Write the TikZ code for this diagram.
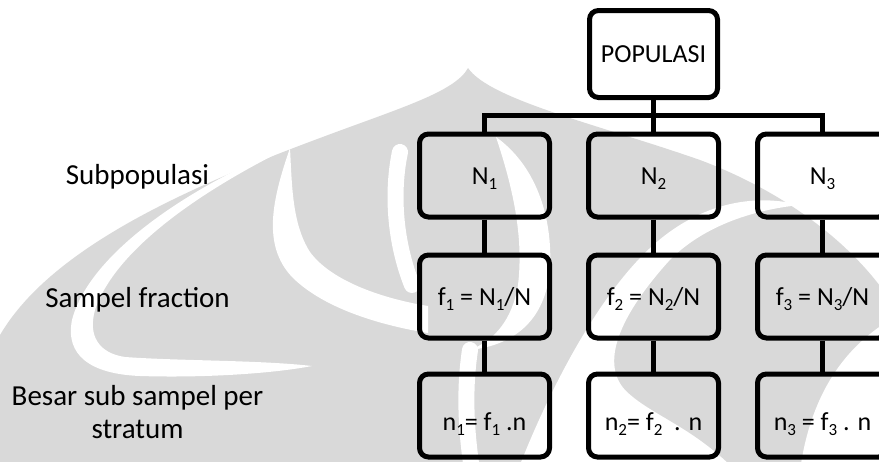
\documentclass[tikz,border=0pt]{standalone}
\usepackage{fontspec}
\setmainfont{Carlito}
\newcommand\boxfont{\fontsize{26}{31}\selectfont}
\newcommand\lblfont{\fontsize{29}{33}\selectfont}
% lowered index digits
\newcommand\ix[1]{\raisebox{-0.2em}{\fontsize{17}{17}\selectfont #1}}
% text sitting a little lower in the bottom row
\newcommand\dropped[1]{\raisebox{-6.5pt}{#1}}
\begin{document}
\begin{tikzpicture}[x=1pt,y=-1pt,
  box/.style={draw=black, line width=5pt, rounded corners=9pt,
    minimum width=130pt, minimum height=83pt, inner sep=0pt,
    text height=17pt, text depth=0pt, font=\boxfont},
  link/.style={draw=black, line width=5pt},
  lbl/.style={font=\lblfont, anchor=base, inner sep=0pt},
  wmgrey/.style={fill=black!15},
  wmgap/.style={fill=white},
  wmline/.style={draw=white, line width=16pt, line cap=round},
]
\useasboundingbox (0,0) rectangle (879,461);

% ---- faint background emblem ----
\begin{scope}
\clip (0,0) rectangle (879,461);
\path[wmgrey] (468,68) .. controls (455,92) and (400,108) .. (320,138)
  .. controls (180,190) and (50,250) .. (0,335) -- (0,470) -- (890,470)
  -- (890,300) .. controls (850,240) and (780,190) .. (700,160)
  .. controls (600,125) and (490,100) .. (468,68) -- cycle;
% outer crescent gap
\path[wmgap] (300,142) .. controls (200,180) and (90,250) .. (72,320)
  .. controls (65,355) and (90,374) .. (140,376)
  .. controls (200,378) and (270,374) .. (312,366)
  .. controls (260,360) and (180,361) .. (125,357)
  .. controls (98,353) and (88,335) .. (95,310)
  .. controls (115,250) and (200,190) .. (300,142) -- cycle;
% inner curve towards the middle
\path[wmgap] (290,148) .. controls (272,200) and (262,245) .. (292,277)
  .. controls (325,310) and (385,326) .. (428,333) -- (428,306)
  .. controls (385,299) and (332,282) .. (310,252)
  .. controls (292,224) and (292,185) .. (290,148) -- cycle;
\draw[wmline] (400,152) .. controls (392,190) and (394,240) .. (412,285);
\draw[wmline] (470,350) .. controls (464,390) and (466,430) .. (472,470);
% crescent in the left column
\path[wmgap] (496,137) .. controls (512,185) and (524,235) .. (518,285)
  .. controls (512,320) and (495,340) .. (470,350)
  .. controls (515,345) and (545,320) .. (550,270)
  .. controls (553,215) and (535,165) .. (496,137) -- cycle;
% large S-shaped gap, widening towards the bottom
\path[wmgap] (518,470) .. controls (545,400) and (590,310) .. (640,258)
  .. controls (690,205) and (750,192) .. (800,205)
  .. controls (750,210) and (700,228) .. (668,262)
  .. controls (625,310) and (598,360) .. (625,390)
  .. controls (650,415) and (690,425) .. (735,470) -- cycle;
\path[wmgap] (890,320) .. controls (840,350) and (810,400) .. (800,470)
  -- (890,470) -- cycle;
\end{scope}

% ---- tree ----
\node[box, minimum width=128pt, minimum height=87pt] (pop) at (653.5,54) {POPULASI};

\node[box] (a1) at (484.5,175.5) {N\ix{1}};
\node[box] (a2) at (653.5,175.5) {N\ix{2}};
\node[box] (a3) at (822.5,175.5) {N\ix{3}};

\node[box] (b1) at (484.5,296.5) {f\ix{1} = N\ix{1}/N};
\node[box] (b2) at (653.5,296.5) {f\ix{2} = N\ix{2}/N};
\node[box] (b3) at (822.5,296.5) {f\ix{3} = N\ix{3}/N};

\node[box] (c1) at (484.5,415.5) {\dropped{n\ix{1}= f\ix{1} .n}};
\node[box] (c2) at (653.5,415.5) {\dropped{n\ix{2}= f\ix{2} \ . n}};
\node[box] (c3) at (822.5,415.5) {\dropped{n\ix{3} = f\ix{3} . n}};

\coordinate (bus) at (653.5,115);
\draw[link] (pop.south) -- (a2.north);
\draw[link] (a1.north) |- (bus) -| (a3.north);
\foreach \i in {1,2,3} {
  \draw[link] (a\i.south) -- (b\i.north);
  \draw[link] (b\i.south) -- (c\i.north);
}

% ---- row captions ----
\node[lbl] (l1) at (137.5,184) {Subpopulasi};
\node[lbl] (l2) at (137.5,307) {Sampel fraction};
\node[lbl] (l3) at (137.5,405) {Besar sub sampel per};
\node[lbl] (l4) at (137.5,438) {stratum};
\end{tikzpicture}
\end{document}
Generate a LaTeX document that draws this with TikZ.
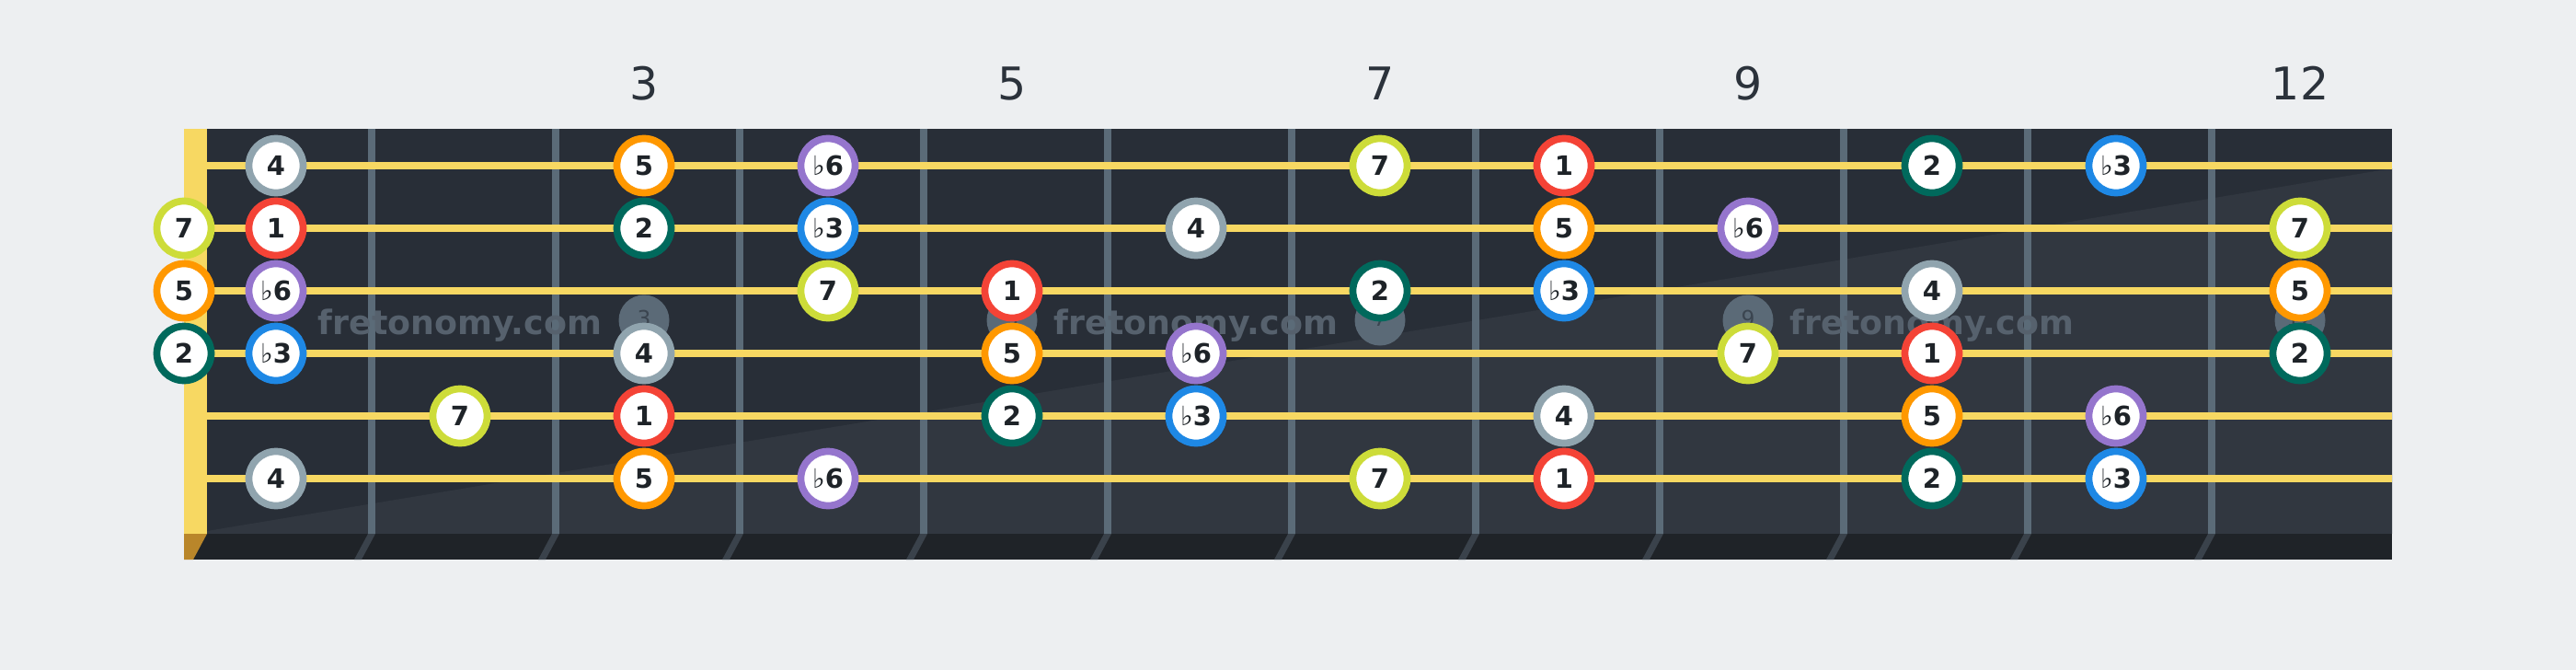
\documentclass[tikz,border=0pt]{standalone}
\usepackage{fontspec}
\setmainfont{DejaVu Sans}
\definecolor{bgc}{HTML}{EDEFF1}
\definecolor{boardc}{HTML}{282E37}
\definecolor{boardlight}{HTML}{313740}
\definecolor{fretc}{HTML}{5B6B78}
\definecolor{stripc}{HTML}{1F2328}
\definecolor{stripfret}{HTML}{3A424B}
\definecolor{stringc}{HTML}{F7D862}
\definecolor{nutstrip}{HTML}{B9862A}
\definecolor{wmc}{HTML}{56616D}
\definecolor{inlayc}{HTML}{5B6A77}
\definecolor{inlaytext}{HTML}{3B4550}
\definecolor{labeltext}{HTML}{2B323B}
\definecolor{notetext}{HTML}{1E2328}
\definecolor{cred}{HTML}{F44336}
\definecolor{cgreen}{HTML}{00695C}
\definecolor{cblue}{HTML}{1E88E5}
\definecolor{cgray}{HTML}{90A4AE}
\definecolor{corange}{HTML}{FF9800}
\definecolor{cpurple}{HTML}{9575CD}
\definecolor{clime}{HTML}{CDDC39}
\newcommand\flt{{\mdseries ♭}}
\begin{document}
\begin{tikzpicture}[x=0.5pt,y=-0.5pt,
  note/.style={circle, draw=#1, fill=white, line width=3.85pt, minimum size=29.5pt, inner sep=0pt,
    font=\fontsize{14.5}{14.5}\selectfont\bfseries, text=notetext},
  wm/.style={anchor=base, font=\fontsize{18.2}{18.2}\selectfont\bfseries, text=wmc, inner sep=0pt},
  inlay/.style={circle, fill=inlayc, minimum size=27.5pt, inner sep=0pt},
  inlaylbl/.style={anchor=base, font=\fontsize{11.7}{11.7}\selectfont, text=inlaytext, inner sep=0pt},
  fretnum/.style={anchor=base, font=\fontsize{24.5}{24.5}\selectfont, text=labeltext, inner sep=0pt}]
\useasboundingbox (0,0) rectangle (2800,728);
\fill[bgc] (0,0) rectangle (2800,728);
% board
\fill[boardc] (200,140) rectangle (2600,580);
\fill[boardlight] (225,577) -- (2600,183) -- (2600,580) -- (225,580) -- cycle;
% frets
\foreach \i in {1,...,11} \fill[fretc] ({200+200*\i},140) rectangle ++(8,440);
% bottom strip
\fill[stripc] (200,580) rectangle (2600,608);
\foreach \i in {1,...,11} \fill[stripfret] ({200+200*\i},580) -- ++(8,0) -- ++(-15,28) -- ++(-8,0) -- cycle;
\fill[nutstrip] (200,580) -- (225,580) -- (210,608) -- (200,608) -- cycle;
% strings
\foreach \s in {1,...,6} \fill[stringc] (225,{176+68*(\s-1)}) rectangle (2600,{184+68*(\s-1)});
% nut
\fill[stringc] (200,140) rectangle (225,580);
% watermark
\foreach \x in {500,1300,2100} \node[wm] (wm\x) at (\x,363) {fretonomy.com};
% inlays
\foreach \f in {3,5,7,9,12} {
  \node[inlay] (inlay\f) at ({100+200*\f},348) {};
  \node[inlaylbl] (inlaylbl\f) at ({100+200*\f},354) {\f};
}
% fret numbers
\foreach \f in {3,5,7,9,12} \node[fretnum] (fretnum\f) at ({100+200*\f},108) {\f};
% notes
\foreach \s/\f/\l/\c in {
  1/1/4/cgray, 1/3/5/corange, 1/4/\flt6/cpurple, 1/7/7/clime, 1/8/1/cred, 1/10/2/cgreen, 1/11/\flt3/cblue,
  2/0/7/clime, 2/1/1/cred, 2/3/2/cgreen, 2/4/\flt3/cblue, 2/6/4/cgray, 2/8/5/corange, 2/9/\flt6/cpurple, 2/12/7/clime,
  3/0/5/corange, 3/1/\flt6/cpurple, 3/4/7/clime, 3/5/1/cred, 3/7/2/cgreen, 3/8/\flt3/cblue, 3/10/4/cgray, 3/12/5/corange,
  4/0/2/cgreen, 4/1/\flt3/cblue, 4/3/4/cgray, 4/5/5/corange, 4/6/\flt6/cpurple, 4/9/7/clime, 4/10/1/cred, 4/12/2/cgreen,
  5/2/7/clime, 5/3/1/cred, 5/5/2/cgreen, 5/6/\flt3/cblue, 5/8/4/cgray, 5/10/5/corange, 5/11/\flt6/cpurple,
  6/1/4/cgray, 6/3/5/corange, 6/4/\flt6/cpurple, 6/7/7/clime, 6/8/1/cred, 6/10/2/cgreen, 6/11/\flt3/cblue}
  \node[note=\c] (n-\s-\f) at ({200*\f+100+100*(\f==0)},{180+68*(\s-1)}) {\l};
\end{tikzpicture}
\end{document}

-*-

- Description of the task: Scan the material above for the string "this" and report each line where you find it.

- Solved exercise:
Write the TikZ code for this diagram.
Generate a LaTeX document that draws this with TikZ.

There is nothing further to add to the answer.